Has Donald Trump changed America or revealed it? Thirty-nine thousand nine hundred and twenty-eight, now we're well beyond 40,000, and 84 percent say he has revealed it.
Yes. I mean -- and by the way -- probably I'm going to get hit with emails now like, you are normalizing, you are sanewashing. Read the Carlos Lozada essay that inspired me to select this as the poll question.
He's essentially saying like, wake up, the guy is a bit of a mirror. If you look at the trends of the 80s, the 90s, the 2000s, 2010s, what he represents is what dominated the country at that time.
Here's some social media reaction. What do we have?
You nailed it a thousand percent in your monologue Wildwood visit masterstroke. And I'm a Democrat.
Well, Robert Rembecki, you must be from like the northeast. And I know I'm going to hear from all sorts of people who will say, yes, what about this shore town, that shore town?

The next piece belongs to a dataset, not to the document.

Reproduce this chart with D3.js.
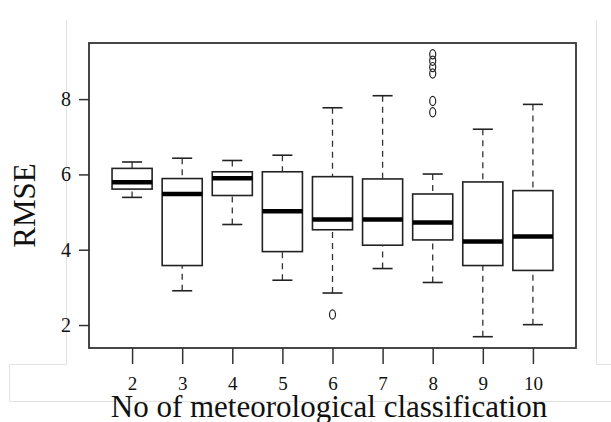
<!DOCTYPE html>
<html lang="en">
<head>
    <meta charset="UTF-8">
    <title>RMSE by number of meteorological classes</title>
    <script src="https://d3js.org/d3.v7.min.js"></script>
    <style>
        body {
            margin: 0;
            padding: 0;
            background-color: #ffffff;
        }
        svg {
            display: block;
            font-family: "Liberation Serif", "Times New Roman", serif;
        }
        .axis text {
            fill: #111111;
        }
        .axis line {
            stroke: #333333;
            stroke-width: 1.5;
        }
    </style>
</head>
<body>
    <svg></svg>

    <script>
        // boxplot statistics
        const classes = [2, 3, 4, 5, 6, 7, 8, 9, 10];
        const whiskerLow = [5.39, 2.91, 4.67, 3.19, 2.85, 3.50, 3.13, 1.69, 2.01];
        const lowerQuartile = [5.61, 3.58, 5.44, 3.95, 4.53, 4.12, 4.26, 3.58, 3.45];
        const medians = [5.79, 5.48, 5.90, 5.02, 4.80, 4.80, 4.72, 4.22, 4.35];
        const upperQuartile = [6.16, 5.89, 6.07, 6.07, 5.94, 5.88, 5.48, 5.80, 5.57];
        const whiskerHigh = [6.33, 6.43, 6.37, 6.51, 7.77, 8.09, 6.01, 7.20, 7.86];
        const outliers = [[], [], [], [], [2.28], [], [9.19, 9.02, 8.85, 8.68, 7.95, 7.65], [], []];
        const yTicks = [2, 4, 6, 8];

        const width = 611;
        const height = 422;
        const plot = { left: 89, right: 576, top: 43, bottom: 348 };

        const svg = d3.select("svg")
            .attr("width", width)
            .attr("height", height);

        const boxes = classes.map((c, i) => ({
            pos: i + 1,
            label: c,
            lo: whiskerLow[i],
            q1: lowerQuartile[i],
            med: medians[i],
            q3: upperQuartile[i],
            hi: whiskerHigh[i],
            out: outliers[i]
        }));

        // R style limits: half a slot each side, then 4% extension
        const xPad = (classes.length) * 0.04;
        const x = d3.scaleLinear()
            .domain([0.5 - xPad, classes.length + 0.5 + xPad])
            .range([plot.left, plot.right]);

        const allVals = boxes.flatMap(b => [b.lo, b.hi, ...b.out]);
        const yMin = d3.min(allVals), yMax = d3.max(allVals);
        const yPad = (yMax - yMin) * 0.04;
        const y = d3.scaleLinear()
            .domain([yMin - yPad, yMax + yPad])
            .range([plot.bottom, plot.top]);

        const boxHalf = (x(1.4) - x(1)) / 1;
        const capHalf = boxHalf / 2;

        // faint frame left over in the screenshot
        svg.append("path")
            .attr("d", "M66.5,20 V364.5 H9.5 V401.5 H611 M596.5,20 V364.5 H611")
            .attr("fill", "none")
            .attr("stroke", "#e2e2e2")
            .attr("stroke-width", 1);

        // axes
        svg.append("g")
            .attr("class", "axis")
            .attr("transform", `translate(${plot.left},0)`)
            .call(d3.axisLeft(y).tickValues(yTicks).tickSize(10).tickPadding(8))
            .call(g => g.select(".domain").remove())
            .selectAll("text")
            .style("font-size", "20px")
            .style("font-family", "Liberation Serif, serif");

        svg.append("g")
            .attr("class", "axis")
            .attr("transform", `translate(0,${plot.bottom})`)
            .call(d3.axisBottom(x)
                .tickValues(boxes.map(b => b.pos))
                .tickFormat((d, i) => classes[i])
                .tickSize(16)
                .tickPadding(13))
            .call(g => g.select(".domain").remove())
            .selectAll("text")
            .style("font-size", "19px")
            .style("font-family", "Liberation Serif, serif");

        const g = svg.append("g");

        const box = g.selectAll("g.box")
            .data(boxes)
            .enter().append("g")
            .attr("class", "box");

        // dashed whiskers
        box.append("line")
            .attr("x1", d => x(d.pos)).attr("x2", d => x(d.pos))
            .attr("y1", d => y(d.hi)).attr("y2", d => y(d.q3))
            .attr("stroke", "#333").attr("stroke-width", 1.3)
            .attr("stroke-dasharray", "6,5");
        box.append("line")
            .attr("x1", d => x(d.pos)).attr("x2", d => x(d.pos))
            .attr("y1", d => y(d.lo)).attr("y2", d => y(d.q1))
            .attr("stroke", "#333").attr("stroke-width", 1.3)
            .attr("stroke-dasharray", "6,5");

        // caps
        ["lo", "hi"].forEach(k => {
            box.append("line")
                .attr("x1", d => x(d.pos) - capHalf).attr("x2", d => x(d.pos) + capHalf)
                .attr("y1", d => y(d[k])).attr("y2", d => y(d[k]))
                .attr("stroke", "#222").attr("stroke-width", 1.6);
        });

        box.append("rect")
            .attr("x", d => x(d.pos) - boxHalf)
            .attr("width", boxHalf * 2)
            .attr("y", d => y(d.q3))
            .attr("height", d => y(d.q1) - y(d.q3))
            .attr("fill", "#ffffff")
            .attr("stroke", "#222")
            .attr("stroke-width", 1.6);

        box.append("line")
            .attr("x1", d => x(d.pos) - boxHalf).attr("x2", d => x(d.pos) + boxHalf)
            .attr("y1", d => y(d.med)).attr("y2", d => y(d.med))
            .attr("stroke", "#000").attr("stroke-width", 4.5);

        box.selectAll("ellipse")
            .data(d => d.out.map(v => ({ pos: d.pos, v })))
            .enter().append("ellipse")
            .attr("cx", d => x(d.pos))
            .attr("cy", d => y(d.v))
            .attr("rx", 3)
            .attr("ry", 4.6)
            .attr("fill", "none")
            .attr("stroke", "#222")
            .attr("stroke-width", 1.2);

        // plot frame
        svg.append("rect")
            .attr("x", plot.left)
            .attr("y", plot.top)
            .attr("width", plot.right - plot.left)
            .attr("height", plot.bottom - plot.top)
            .attr("fill", "none")
            .attr("stroke", "#333")
            .attr("stroke-width", 1.8);

        // axis titles
        svg.append("text")
            .attr("transform", "translate(35,205.5) rotate(-90)")
            .attr("text-anchor", "middle")
            .style("font-size", "31px")
            .style("fill", "#111")
            .text("RMSE");

        svg.append("text")
            .attr("x", 329)
            .attr("y", 417)
            .attr("text-anchor", "middle")
            .style("font-size", "31px")
            .style("fill", "#111")
            .text("No of meteorological classification");
    </script>
</body>
</html>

It's just a funny thing because these Jersey Shore towns spill from one to the other. They are right on top of one another and yet when you get to know them, they are all unique. And the drill is that wherever you grow up going with your family is where you usually end up taking your own kids.
[09:55:03]
I am an Ocean City person. Buy Trump going to Wildwood, in a state that he was never going to carry, made me of course assess, well, why Wildwood? And then to factor in, you know, Harris-Walz, obviously, I kind of put it together. Like he was able to tap into those who felt disrespected.

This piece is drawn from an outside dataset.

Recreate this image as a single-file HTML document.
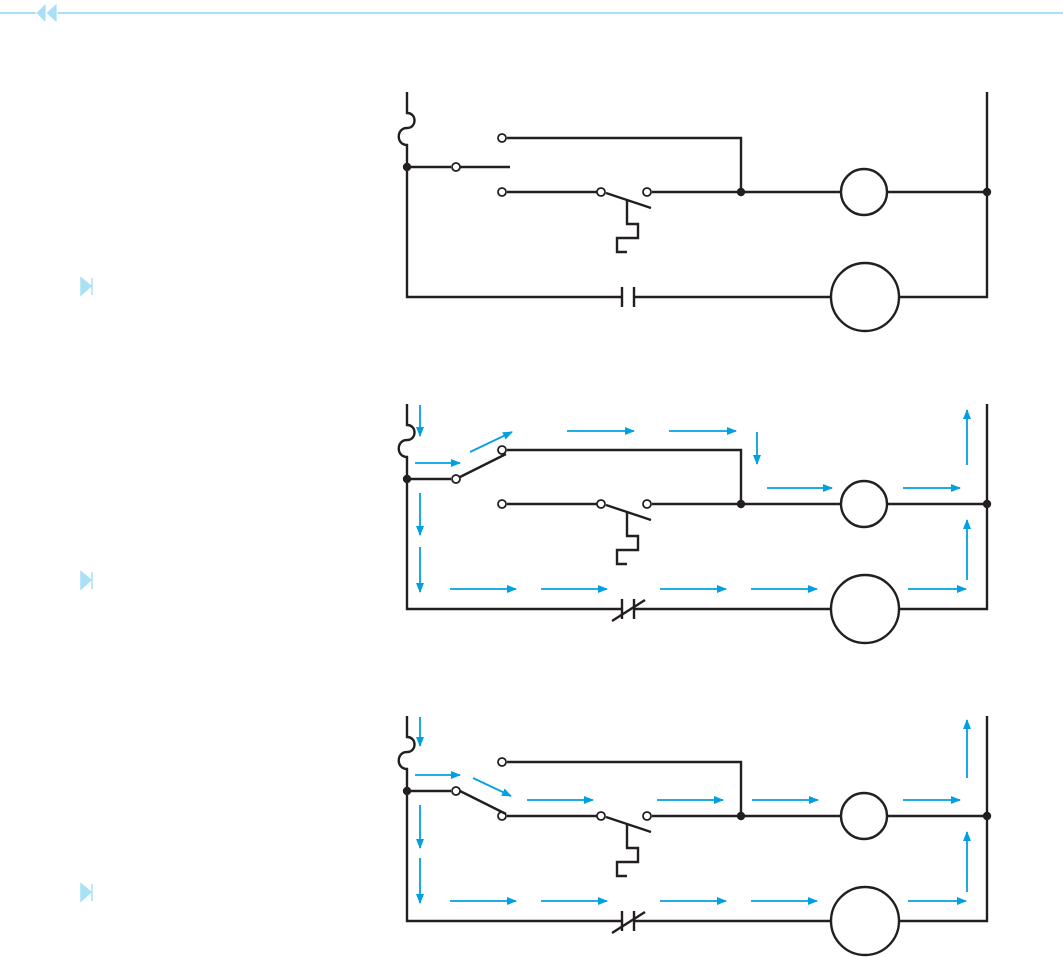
<!DOCTYPE html>
<html><head><meta charset="utf-8"><style>html,body{margin:0;padding:0;background:#fff;width:1063px;height:957px;overflow:hidden}</style></head><body>
<svg width="1063" height="957" viewBox="0 0 1063 957" xmlns="http://www.w3.org/2000/svg">
<defs>
<marker id="a" markerWidth="10" markerHeight="8" refX="9" refY="4" orient="auto" markerUnits="userSpaceOnUse"><path d="M0,0 L10,4 L0,8 Z" fill="#00a0e3"/></marker>
<g id="base" fill="none" stroke="#231f20" stroke-width="2.4">
<path d="M407,92 V113 C417,113 417,128 407,128 C396,128 396,145 407,145 V297 H622 M634,297 H832 M898,297 H987 V92"/>
<path d="M622,287 V307 M634,287 V307"/>
<path d="M407,167 H451"/>
<path d="M507,138 H741 V192 M507,192 H597 M652,192 H841 M887,192 H987"/>
<path d="M606,193 L651,208 M627,200 V224 H638 V238 H617 V252 H627"/>
<circle cx="864" cy="192" r="23"/>
<circle cx="865" cy="297" r="34"/>
<g fill="#fff" stroke-width="1.8"><circle cx="456" cy="167" r="4"/><circle cx="502" cy="138" r="4"/><circle cx="502" cy="192" r="4"/><circle cx="601" cy="192" r="4"/><circle cx="647" cy="192" r="4"/></g>
<g fill="#231f20" stroke="none"><circle cx="407" cy="167" r="4.2"/><circle cx="741" cy="192" r="4.2"/><circle cx="987" cy="192" r="4.2"/></g>
</g>
</defs>
<line x1="0" y1="13" x2="1063" y2="13" stroke="#a8e0f5" stroke-width="2"/>
<path d="M46,3 L36,13 L46,23 Z M57,3 L46,13 L57,23 Z" fill="#a8e0f5" stroke="#fff" stroke-width="0.8"/>
<path d="M81,278 L91,286 L81,295 Z M92,278 V295" fill="#a8e0f5" stroke="#a8e0f5" stroke-width="1.5"/>
<path d="M81,572 L91,580 L81,589 Z M92,572 V589" fill="#a8e0f5" stroke="#a8e0f5" stroke-width="1.5"/>
<path d="M81,884 L91,892 L81,901 Z M92,884 V901" fill="#a8e0f5" stroke="#a8e0f5" stroke-width="1.5"/>

<use href="#base"/>
<path d="M460,167 H510" stroke="#231f20" stroke-width="2.4"/>

<use href="#base" y="312"/>
<path d="M460,477 L506,454" stroke="#231f20" stroke-width="2.4" fill="none"/>
<path d="M612,621 L645,600" stroke="#231f20" stroke-width="2.4"/>
<g stroke="#00a0e3" stroke-width="1.8" fill="none" marker-end="url(#a)">
<path d="M420,405 V436"/><path d="M415,463 H460"/><path d="M470,452 L512,432"/>
<path d="M567,431 H634"/><path d="M669,431 H736"/><path d="M757,432 V464"/>
<path d="M767,488 H832"/><path d="M903,488 H960"/><path d="M967,465 V410"/>
<path d="M420,493 V535"/><path d="M420,547 V592"/>
<path d="M450,589 H516"/><path d="M541,589 H607"/><path d="M660,589 H726"/><path d="M751,589 H817"/><path d="M908,589 H966"/>
<path d="M967,580 V520"/>
</g>

<use href="#base" y="624"/>
<path d="M460,791 L506,814" stroke="#231f20" stroke-width="2.4" fill="none"/>
<path d="M612,933 L645,912" stroke="#231f20" stroke-width="2.4"/>
<g stroke="#00a0e3" stroke-width="1.8" fill="none" marker-end="url(#a)">
<path d="M420,717 V746"/><path d="M415,775 H460"/><path d="M473,778 L511,796"/>
<path d="M527,800 H593"/><path d="M657,800 H723"/><path d="M752,800 H818"/><path d="M903,800 H960"/>
<path d="M967,778 V720"/>
<path d="M420,805 V848"/><path d="M420,858 V903"/>
<path d="M450,901 H516"/><path d="M541,901 H607"/><path d="M660,901 H726"/><path d="M751,901 H817"/><path d="M908,901 H966"/>
<path d="M967,892 V832"/>
</g>
</svg>
</body></html>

Sorry, I'm long-winded. Quickly, one more. I think I can squeeze it in.
I guess the 2020s era will be characterized as the MAGA decade.
Too early to tell. Yes. Maybe the Musk decade. Who knows?
OK, gang. It has been a long strange trip. Thanks for still being here. I really appreciate you watching and listening to me on radio. And to my CNN team, you are the best. OK. See you.